Without an internal combustion engine, without a transmission, without a radiator, tomorrow’s cars won’t need to look like the cars we know today.
What will they look like? Volkswagen says the self-driving cars of tomorrow won’t have angry, man-eating faces, for one.
At the 2017 Geneva motor show, Volkswagen rolled out its Sedric, its first fully electric, self-driving car concept. Capable of Level 5 autonomous driving, the Sedric maps out how Volkswagen will develop cars that can accelerate, brake, and steer themselves.
Sedric has no pedals or steering wheel. Driving commands can be spoken, and passengers can sleep or eat or read or watch movies on the LED-screen windshield, while Sedric handles the transportation.
Sedric’s look, says VW brand chief designer Klaus Bischoff, will kick off a new design language for the company—to make the best of its first shot at a new era of automobiles.
Bischoff’s goal is to give self-driving cars a more friendly, sympathetic appearance.
“They shouldn’t be aggressive,” he says. “We don’t want to come up with grilles that appear [to] eat you up.”
He’s referring, of course, to the massive grilles that have been a visual greeting from cars since the first ones moved under their own power, in the 19th century. In the intervening hundred-plus years, the cooling needs of cars have grown exponentially; so have grilles, especially on SUVs that use them as a signature symbol of strength.
Chucking the grille isn’t the only step, of course. Self-driving cars will be electric cars, which means thin battery packs under the vehicle will take the place of complex systems that dominate the shape and form of today’s cars, everything from the long front ends that house powerful V-8 engines, to the transmission tunnels that divide cockpits.
“Interior design today [has] a working area for the driver, like a plane cockpit, full of switches,” he says. “You’re riding along and you’re working.”
This new era of cars gives designers like Bischoff the liberty to toss out all sorts of design relics that have lingered in cars long past their need.
It gives them license to make a complete break with the past, especially inside the car.
It gives them license to make a complete break with the past, especially inside the car.
Volkswagen’s cockpits in future self-driving cars will concentrate on reducing the confusing array of controls presented to today’s drivers.
We will reduce to a max,” he says. “Everything that is not needed, out.”

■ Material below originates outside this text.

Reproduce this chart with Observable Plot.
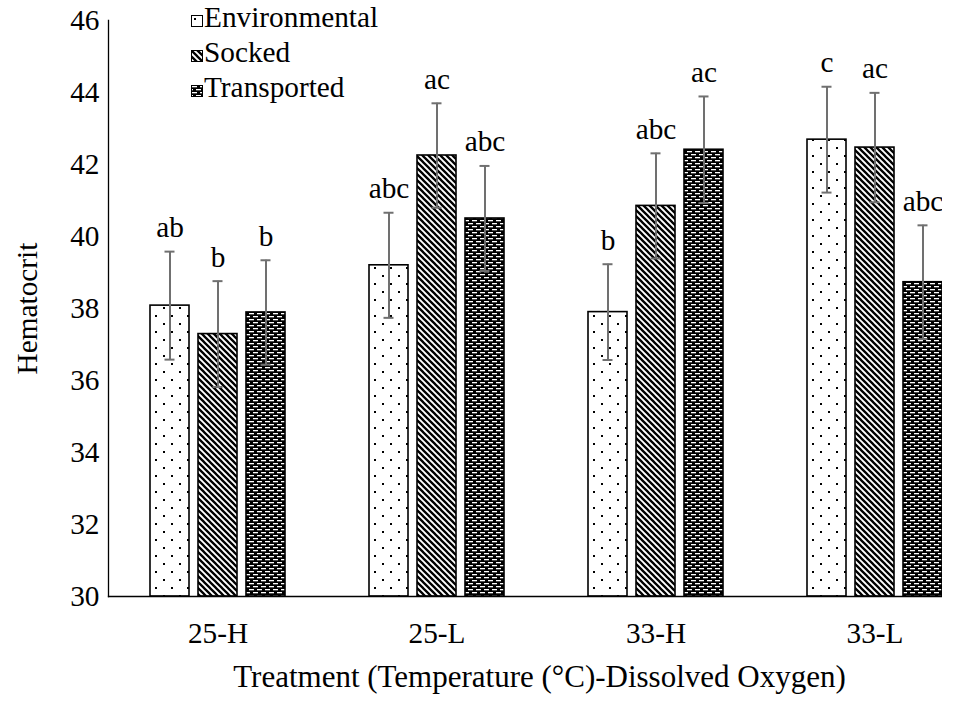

Bischoff describes car interiors of the future—vehicles coming as soon as the start of the next decade—that will eschew control levers and wheels for exotic features such as a new generation of head-up technology fused with augmented reality.
The new cockpits will be anything but cockpits. They will be more like lounges, where the driver sits inside, flicks a start button, and goes, with the car taking over most of the task of driving.
“Not meaning it is not fun,” he says.